100 Days, 2016-2017

Exhibited online with Humble Arts Foundation and at Feast Arts Center, Tacoma, WA in June 2017 in a solo exhibition titled 'The evening and the evening out."

The 2016 presidential election results left many feeling a wave of shock and unease. Seattle-based artist Serrah Russell channelled this disquiet into 100 Days of Collage, a series of daily meditations reflecting on the past and the ambiguous future of a newly changing world. They are simple, yet remarkably layered - fusing disparate images from issues of National Geographic and various fashion magazines to build a narrative that combines defeatist confusion with a glimmer of molotov, hope and resistance.
— Jon Feinstein, Humble Arts Foundation

ARTIST STATEMENT:
Many things culminated to bring about this body of work.
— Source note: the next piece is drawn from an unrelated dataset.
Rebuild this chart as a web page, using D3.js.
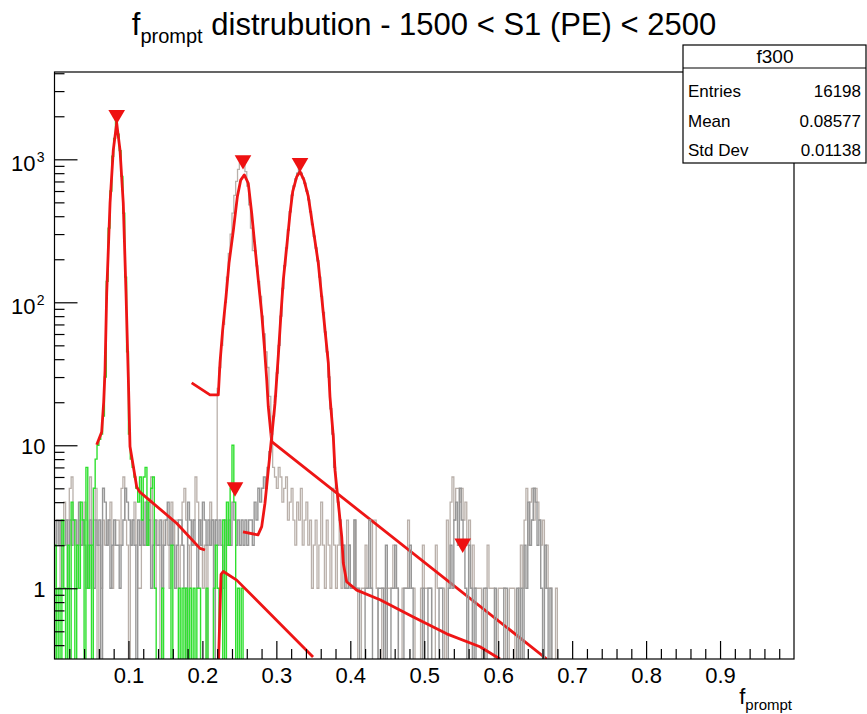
<!DOCTYPE html>
<html>
<head>
<meta charset="utf-8">
<script src="https://cdn.jsdelivr.net/npm/d3@7"></script>
<style>
  body { margin: 0; background: #fff; }
  text { font-family: "Liberation Sans", Arial, Helvetica, sans-serif; }
</style>
</head>
<body>
<svg id="chart"></svg>
<script>
// histogram bins: width 0.0025 starting at 0
const binWidth = 0.0025;

const greenCounts = [
  2, 0, 1, 0, 3, 1, 0, 2, 0, 4, 3, 0, 2, 1, 4, 3, 0, 7, 1, 2, 0, 5,
  8, 10, 11, 12, 16, 30, 140, 330, 600, 1050, 1400, 2000, 1500, 1150, 760, 420, 150, 45, 12, 8, 7, 6, 5,
  4, 6, 3, 6, 7, 2, 4, 5, 6, 1,
  0, 0, 0, 1, 0, 0, 0, 0, 2, 0,
  0, 0, 1, 0, 1, 0, 1, 0, 1, 0,
  1, 0, 1, 1, 0, 0, 0, 1, 0, 0,
  0, 1, 2, 1, 0, 0, 3, 0, 4, 2,
  5, 10, 4, 0, 1, 0, 1, 0, 0
];

const lightCounts = [
  2, 3, 3, 1, 2, 4, 2, 3, 5, 6, 3, 2, 1, 3, 2, 2, 4, 3, 1, 6,
  2, 3, 5, 0, 2, 1, 3, 2, 2, 3, 4, 1, 2, 3, 3, 2, 5, 6, 3, 2,
  0, 2, 3, 4, 2, 1, 1, 3, 2, 2, 4, 3, 6, 2, 1, 3, 2, 0, 2, 3,
  3, 2, 1, 4, 2, 3, 3, 1, 2, 4, 5, 3, 2, 1, 2, 3, 6, 4, 2, 3,
  1, 2, 0, 2, 4, 3, 2, 3,
  25, 35, 50, 70, 100, 150, 220, 300, 420, 560, 700, 850, 960, 1000, 950, 820,
  650, 480, 330, 230, 230, 180, 140, 110, 80, 60, 45, 35, 22, 12, 7,
  6, 5, 7, 6, 4, 5, 6, 3, 4, 5, 3, 2, 4, 3, 5, 2, 3, 4, 2, 3, 1,
  2, 3, 1, 2, 4, 2, 1, 3, 2, 1, 5, 2, 1, 2, 3, 1, 2, 1, 3, 2,
  1, 1, 3, 1, 0, 0, 1, 1, 2, 1, 1, 1, 3, 3, 1, 0, 0, 1, 1, 1,
  1, 1, 1, 2, 1, 1, 0, 0, 1, 1, 1, 3, 1, 1, 1, 0, 0, 0, 1, 2,
  1, 1, 1, 1, 0, 0, 2, 1, 1, 1, 1, 0, 3, 1,
  4, 6, 3, 5, 5, 4, 5, 3, 4, 2, 3, 1, 2, 1,
  1, 1, 1, 0, 0, 1, 2, 1, 1, 1, 0, 0, 1, 1, 1, 1, 0, 0, 1, 1, 1, 0, 0, 1,
  2, 1, 3, 5, 2, 4, 5, 3, 5, 4, 3, 2, 3, 1, 2, 1,
  1, 0, 0, 1, 0, 0, 0, 0, 0, 0, 0, 0
];

const darkCounts = [
  2, 3, 2, 3, 2, 2, 3, 1, 3, 2, 3, 3, 2, 4, 2, 3, 2, 1, 2, 3,
  2, 1, 3, 2, 3, 0, 5, 4, 2, 3, 1, 2, 3, 2, 2, 1, 2, 3, 5, 4,
  3, 2, 3, 2, 0, 3, 2, 3, 2, 4, 2, 3, 1, 2, 3, 2, 2, 3, 1, 2,
  3, 4, 2, 3, 2, 1, 2, 3, 3, 2, 1, 0, 4, 3, 2, 3, 2, 1, 3, 2,
  4, 3, 2, 3, 2, 3, 0, 3,
  2, 3, 2, 1, 3, 2, 3, 2, 4, 3, 2, 3, 2, 3, 2, 3, 2, 3, 3, 2, 4, 3, 5, 4,
  5, 6, 5, 7, 9, 12, 16, 22, 32, 50, 80, 125, 180, 240, 320, 430, 560, 650, 730, 800,
  900, 800, 740, 680, 600, 520, 430, 350, 290, 240, 195, 150, 110, 85, 62, 45, 30, 18, 12, 7,
  5, 4, 3, 2, 2, 1,
  1, 2, 1, 1, 3, 1, 1, 0, 0, 0, 1, 1, 3, 1, 0, 0, 0, 1, 1, 1, 0, 2,
  0, 0, 1, 1, 2, 1, 0, 0, 0, 1, 1, 1, 2, 1, 0, 0, 0, 0, 0, 1,
  0, 0, 1, 1, 0, 0, 0, 0, 1, 1, 0, 0,
  0, 1, 2, 1, 3, 4, 2, 5, 3, 2, 1, 0, 2, 1, 0, 1,
  0, 0, 0, 0, 1, 1, 0, 0, 0, 0, 1, 0, 0, 0, 0, 1, 1, 0, 0, 0, 0, 0, 1, 0,
  1, 0, 2, 1, 4, 2, 3, 5, 4, 2, 3, 1, 0, 2, 1, 0, 1, 0, 0, 0,
  0, 0, 0, 0, 0, 0, 0, 0
];

// fit curves, [x, value]
const fitGreen = [
  [0.0571, 10.1], [0.0638, 12.4], [0.0665, 20], [0.0683, 33], [0.0706, 116],
  [0.0751, 493], [0.0795, 1160], [0.0841, 1790], [0.0886, 1160], [0.0930, 493],
  [0.0967, 116], [0.0998, 30], [0.1021, 9.8], [0.1066, 7.1], [0.1112, 5.1],
  [0.1156, 4.7], [0.1652, 2.85], [0.1968, 1.9], [0.2035, 1.85]
];
const fitPeak2 = [
  [0.1855, 27.3], [0.2103, 22.5], [0.2193, 22.5], [0.2215, 22.5], [0.2238, 37.7],
  [0.2274, 64], [0.2319, 109], [0.2360, 188], [0.2419, 320], [0.2473, 550],
  [0.2518, 715], [0.2567, 778], [0.2620, 680], [0.2667, 418], [0.2711, 244],
  [0.2756, 143], [0.2802, 83.7], [0.2838, 49], [0.2870, 28.6], [0.2891, 18.6],
  [0.2937, 10.6], [0.6656, 0.32]
];
const fitPeak3 = [
  [0.2549, 2.48], [0.2752, 2.36], [0.2802, 2.7], [0.2846, 3.93], [0.2891, 6.7],
  [0.2937, 11.5], [0.2982, 19.7], [0.3026, 42], [0.3063, 83.7], [0.3094, 143],
  [0.3140, 244], [0.3185, 418], [0.3221, 594], [0.3275, 755], [0.3320, 820],
  [0.3374, 715], [0.3432, 550], [0.3500, 320], [0.3567, 188], [0.3613, 109],
  [0.3658, 64], [0.3703, 37.5], [0.3725, 21.9], [0.3770, 11.5], [0.3793, 6.7],
  [0.3838, 3.93], [0.3884, 2.3], [0.3905, 1.5], [0.3951, 1.11], [0.4087, 0.97],
  [0.4402, 0.83], [0.4852, 0.63], [0.5304, 0.48], [0.5754, 0.39], [0.6024, 0.32]
];
const fitSmall = [
  [0.2219, 0.32], [0.2238, 0.7], [0.2252, 1.25], [0.2283, 1.31], [0.2464, 1.14],
  [0.3496, 0.33]
];

// peak markers
const peakX = [0.0841, 0.2549, 0.3320, 0.2441, 0.5520];
const peakY = [2050, 990, 946, 5.1, 2.06];

const xTicks = [0.1, 0.2, 0.3, 0.4, 0.5, 0.6, 0.7, 0.8, 0.9];
const yTicks = [1, 10, 100, 1000];
const yTickLabels = [["1", ""], ["10", ""], ["10", "2"], ["10", "3"]];

const statsTitle = "f300";
const statsNames = ["Entries", "Mean", "Std Dev"];
const statsValues = ["16198", "0.08577", "0.01138"];

const W = 867, H = 714;
const frame = { left: 54.5, right: 794, top: 72, bottom: 659 };

const svg = d3.select("#chart").attr("width", W).attr("height", H);

const x = d3.scaleLinear().domain([0, 1]).range([frame.left, frame.right]);
const y = d3.scaleLog().domain([0.32, 4080]).range([frame.bottom, frame.top]);

svg.append("defs").append("clipPath").attr("id", "clip")
  .append("rect")
  .attr("x", frame.left).attr("y", frame.top)
  .attr("width", frame.right - frame.left).attr("height", frame.bottom - frame.top);

const plot = svg.append("g").attr("clip-path", "url(#clip)");

function histPoints(counts) {
  const pts = [[0, 0.2]];
  counts.forEach((c, i) => pts.push([i * binWidth, Math.max(c, 0.2)]));
  pts.push([counts.length * binWidth, 0.2]);
  return pts;
}

const stepLine = d3.line()
  .x(d => x(d[0]))
  .y(d => y(d[1]))
  .curve(d3.curveStepAfter);

const fitLine = d3.line()
  .x(d => x(d[0]))
  .y(d => y(Math.max(d[1], 0.2)));

function drawHist(counts, color, w) {
  plot.append("path")
    .datum(histPoints(counts))
    .attr("d", stepLine)
    .attr("fill", "none")
    .attr("stroke", color)
    .attr("stroke-width", w);
}

function drawFit(pts) {
  plot.append("path")
    .datum(pts)
    .attr("d", fitLine)
    .attr("fill", "none")
    .attr("stroke", "#ee1515")
    .attr("stroke-width", 2.8)
    .attr("stroke-linejoin", "round");
}

drawHist(lightCounts, "#b9b0aa", 1.3);
drawFit(fitPeak2);
drawHist(darkCounts, "#979797", 1.4);
drawFit(fitPeak3);
drawHist(greenCounts, "#2fe02f", 1.4);
drawFit(fitSmall);
drawFit(fitGreen);

// triangle markers
plot.selectAll(".peak")
  .data(peakX.map((px, i) => [px, peakY[i]]))
  .enter()
  .append("path")
  .attr("class", "peak")
  .attr("d", d3.symbol().type(d3.symbolTriangle).size(120))
  .attr("transform", d => `translate(${x(d[0])},${y(d[1])}) rotate(180)`)
  .attr("fill", "#ee1111");

// frame
svg.append("rect")
  .attr("x", frame.left).attr("y", frame.top)
  .attr("width", frame.right - frame.left).attr("height", frame.bottom - frame.top)
  .attr("fill", "none").attr("stroke", "#000").attr("stroke-width", 1.2);

// x axis ticks (inside)
const xMinor = d3.range(1, 50).map(i => i * 0.02).filter(v => Math.abs(v * 10 - Math.round(v * 10)) > 1e-6);
svg.append("g")
  .attr("transform", `translate(0,${frame.bottom})`)
  .call(d3.axisBottom(x).tickValues(xMinor).tickSize(-10).tickFormat(""))
  .call(g => g.select(".domain").remove());
svg.append("g")
  .attr("transform", `translate(0,${frame.bottom})`)
  .call(d3.axisBottom(x).tickValues(xTicks).tickSize(-18).tickPadding(8).tickFormat(d3.format(".1f")))
  .call(g => g.select(".domain").remove())
  .call(g => g.selectAll("text").attr("font-size", 22).attr("fill", "#000")
    .attr("font-family", "'Liberation Sans', Arial, sans-serif"));
svg.selectAll(".tick line").attr("stroke", "#000").attr("stroke-width", 1.2);

// y axis ticks (inside)
const yMinor = [];
[0.1, 1, 10, 100, 1000].forEach(dec => {
  for (let k = 2; k <= 9; k++) {
    const v = dec * k;
    if (v > 0.32 && v < 4080) yMinor.push(v);
  }
});
svg.append("g")
  .attr("transform", `translate(${frame.left},0)`)
  .call(d3.axisLeft(y).tickValues(yMinor).tickSize(-10).tickFormat(""))
  .call(g => g.select(".domain").remove())
  .call(g => g.selectAll("line").attr("stroke", "#000").attr("stroke-width", 1.2));
const yAxisG = svg.append("g")
  .attr("transform", `translate(${frame.left},0)`)
  .call(d3.axisLeft(y).tickValues(yTicks).tickSize(-23).tickFormat(""))
  .call(g => g.select(".domain").remove())
  .call(g => g.selectAll("line").attr("stroke", "#000").attr("stroke-width", 1.2));

yAxisG.selectAll(".tick").each(function (d, i) {
  const lab = yTickLabels[i];
  const t = d3.select(this).append("text")
    .attr("x", -9)
    .attr("y", 8)
    .attr("text-anchor", "end")
    .attr("font-size", 22)
    .attr("fill", "#000");
  if (lab[1]) {
    t.attr("x", -19).attr("y", 11).text(lab[0]);
    d3.select(this).append("text")
      .attr("x", -10).attr("y", 2)
      .attr("text-anchor", "end")
      .attr("font-size", 14)
      .attr("fill", "#000")
      .text(lab[1]);
  } else {
    t.text(lab[0]);
  }
});

// title
const title = svg.append("text")
  .attr("x", 424).attr("y", 35)
  .attr("text-anchor", "middle")
  .attr("font-size", 31);
title.append("tspan").text("f");
title.append("tspan").attr("font-size", 20).attr("dy", 8).text("prompt");
title.append("tspan").attr("dy", -8).text(" distrubution - 1500 < S1 (PE) < 2500");

// x axis title
const xt = svg.append("text")
  .attr("x", 792).attr("y", 704)
  .attr("text-anchor", "end")
  .attr("font-size", 22);
xt.append("tspan").text("f");
xt.append("tspan").attr("font-size", 15).attr("dy", 6).text("prompt");

// stats box
const box = svg.append("g");
box.append("rect")
  .attr("x", 683).attr("y", 45).attr("width", 183).attr("height", 118)
  .attr("fill", "#fff").attr("stroke", "#000").attr("stroke-width", 1.2);
box.append("line")
  .attr("x1", 683).attr("x2", 866).attr("y1", 68).attr("y2", 68)
  .attr("stroke", "#000").attr("stroke-width", 1.2);
box.append("text")
  .attr("x", 775).attr("y", 63).attr("text-anchor", "middle")
  .attr("font-size", 19).text(statsTitle);
statsNames.forEach((name, i) => {
  box.append("text")
    .attr("x", 688).attr("y", 97 + i * 29.5)
    .attr("font-size", 17).text(name);
  box.append("text")
    .attr("x", 861).attr("y", 97 + i * 29.5)
    .attr("text-anchor", "end")
    .attr("font-size", 17).text(statsValues[i]);
});
</script>
</body>
</html>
At the end of 2016, I was finally getting settled into my new home, complete with a studio all my own. I was ready to start seeing what I could make with this new space, but unsure where to begin. Then the results of the 2016 election came in. I was suddenly feeling a lot of unexpected emotions and seeking a way to process them. A friend of mine began a similar project of 100 Days of Painting around that time and it was inspiring to witness how therapeutic it felt to her process of creation and to me as a viewer. It inspired me to begin my own project. "100 Days of Collage" has been a way for me to set up a ritual of creating. I have begun to see making as an act of daily meditation, a ritual for reflection, and a place to speak. I believe that my work feels most true when it comes from a personal place, influenced by my surroundings and my experiences and during this time, I was feeling a lot and was compelled to do something. Of course, there is so much more that I can do to help and to make change besides making art, but for me, art is building the ground floor. It is a means for self-care, a way to be heard, listen and to understand. And so I began. And so I continued. I admit that there were many days that I was tired, that I was uninspired, that I felt like I had nothing to say or I was saying something no one wanted to hear. But there was never a day that I regretted spending the time, in the quiet of the night in my studio.